The Case for Developing a Foundation Model for Planning-like Tasks from Scratch
Biplav Srivastava, Vishal Pallagani
TL;DR
The paper argues for developing a Planning Foundation Model from scratch to tackle planning-like tasks (PL) beyond traditional Automated Planning and Scheduling (APS). It proposes a Seq2Seq Planning FM with domain-specific tokenization and RoPE, and novel pre-training objectives to learn execution semantics, for example treating CPP as $\\mathcal{M}=\\langle \\mathcal{D}, \\mathcal{I}, \\mathcal{G} \\rangle$ with $\\mathcal{D}=\\langle F,A\\rangle$ and $\\delta_{\\mathcal{M}}(s,a)$ guiding plan execution. It envisions a diverse PL corpus and evaluation metrics like Plan Validity and Plan Optimality to quantify planning capabilities, aiming for generalization across tasks such as plan generation, replanning, and plan summarization.
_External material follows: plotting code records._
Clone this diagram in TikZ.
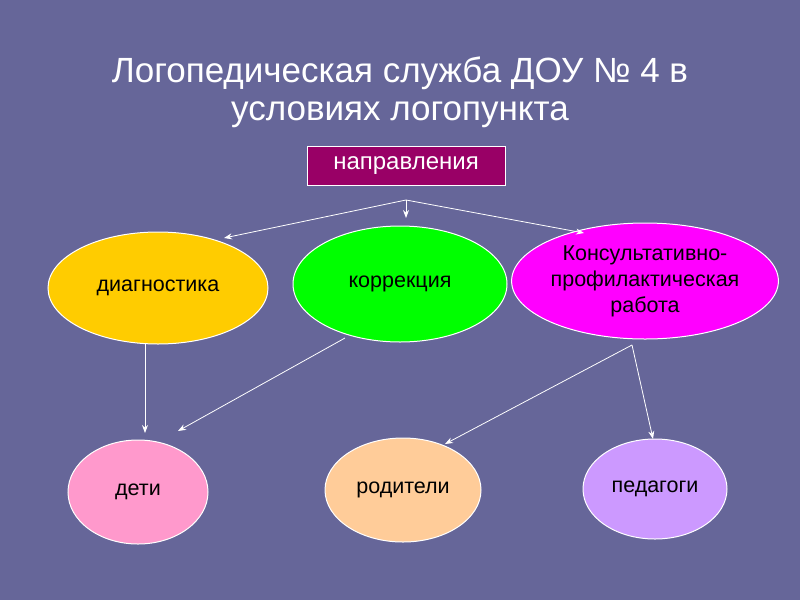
\documentclass[tikz,border=0pt]{standalone}
\usepackage{fontspec}
\setmainfont{Liberation Sans}
\usetikzlibrary{arrows.meta,shapes.geometric}
\begin{document}
\begin{tikzpicture}[x=1pt,y=-1pt,
  ell/.style={draw=white,line width=1pt,ellipse,inner sep=0pt,font=\fontsize{21.5}{26}\selectfont,align=center},
  arr/.style={draw=white,line width=0.8pt,-{Stealth[length=8pt,width=6pt]}}]
\fill[fill={rgb,255:red,102;green,102;blue,153}] (0,0) rectangle (800,600);
\useasboundingbox (0,0) rectangle (800,600);
\node[text=white,font=\fontsize{35}{38}\selectfont,align=center] (title) at (400,92) {Логопедическая служба ДОУ № 4 в\\условиях логопункта};
\node[draw=white,fill={rgb,255:red,153;green,0;blue,102},text=white,minimum width=198pt,minimum height=39pt,font=\fontsize{24}{26}\selectfont,line width=1pt,inner sep=0pt] (dir) at (406,165.5) {направления};
\coordinate (j) at (406,200);
\node[ell,fill={rgb,255:red,255;green,204;blue,0},minimum width=220pt,minimum height=112pt] (diag) at (158,288) {диагностика};
\node[ell,fill={rgb,255:red,0;green,255;blue,0},minimum width=214pt,minimum height=116pt] (korr) at (400,284) {коррекция};
\node[ell,fill={rgb,255:red,255;green,0;blue,255},minimum width=226pt,minimum height=116pt] (kons) at (645,281) {Консультативно-\\профилактическая\\работа};
\node[ell,fill={rgb,255:red,255;green,153;blue,204},minimum width=140pt,minimum height=104pt] (deti) at (138,492) {дети};
\node[ell,fill={rgb,255:red,255;green,204;blue,153},minimum width=156pt,minimum height=104pt] (rod) at (403,490) {родители};
\node[ell,fill={rgb,255:red,204;green,153;blue,255},minimum width=144pt,minimum height=100pt] (ped) at (655,489) {педагоги};
\coordinate (a1) at (224,238);
\coordinate (a2) at (406,218);
\coordinate (a3) at (584,233);
\draw[arr] (j) -- (a1);
\draw[arr] (j) -- (a2);
\draw[arr] (j) -- (a3);
\coordinate (d1) at (145,344);
\coordinate (d2) at (145,433);
\draw[arr] (d1) -- (d2);
\coordinate (k1) at (345,338);
\coordinate (k2) at (178,431);
\draw[arr] (k1) -- (k2);
\coordinate (s1) at (632,345);
\coordinate (s2) at (445,444);
\coordinate (s3) at (653,439);
\draw[arr] (s1) -- (s2);
\draw[arr] (s1) -- (s3);
\end{tikzpicture}
\end{document}
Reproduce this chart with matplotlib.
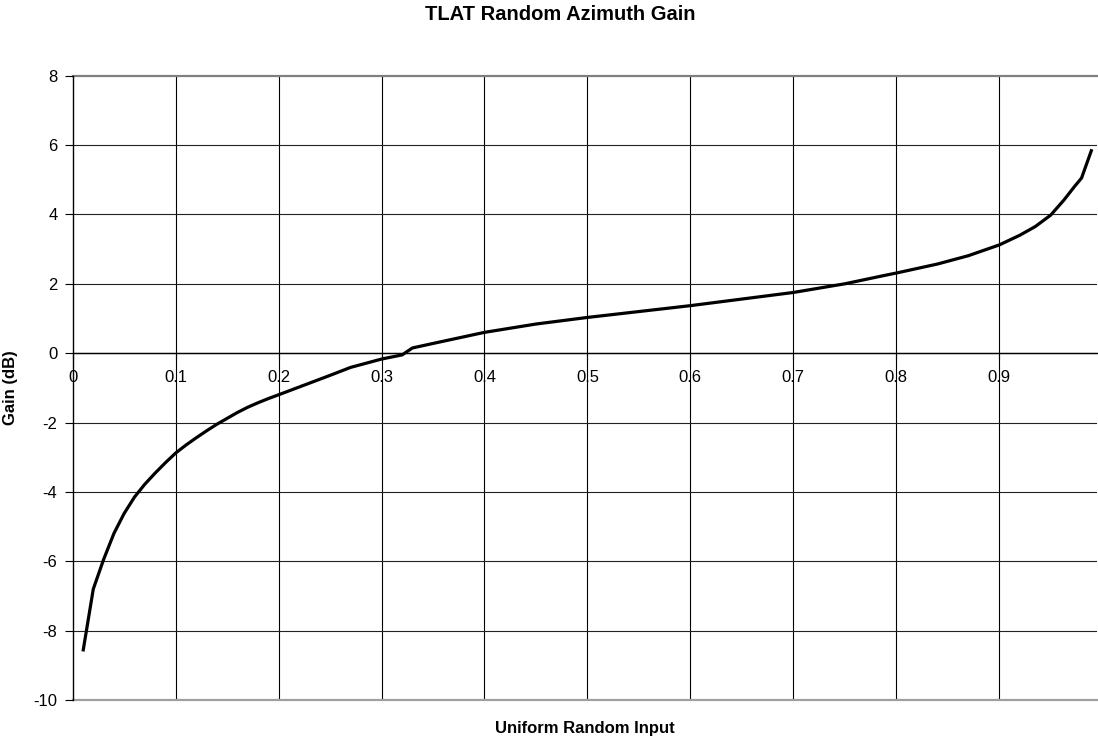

The authors emphasize grounding, alignment, and instructability as essential properties, and argue that a Planning FM could generalize across domains (business processes, dialogs, CAD workflows) and advance reliable, executable PL solutions in a way analogous to LLM-driven progress in APS.
Abstract
Foundation Models (FMs) have revolutionized many areas of computing, including Automated Planning and Scheduling (APS). For example, a recent study found them useful for planning problems: plan generation, language translation, model construction, multi-agent planning, interactive planning, heuristics optimization, tool integration, and brain-inspired planning. Besides APS, there are many seemingly related tasks involving the generation of a series of actions with varying guarantees of their executability to achieve intended goals, which we collectively call planning-like (PL) tasks like business processes, programs, workflows, and guidelines, where researchers have considered using FMs. However, previous works have primarily focused on pre-trained, off-the-shelf FMs and optionally fine-tuned them. This paper discusses the need for a comprehensive FM for PL tasks from scratch and explores its design considerations. We argue that such an FM will open new and efficient avenues for PL problem-solving, just like LLMs are creating for APS.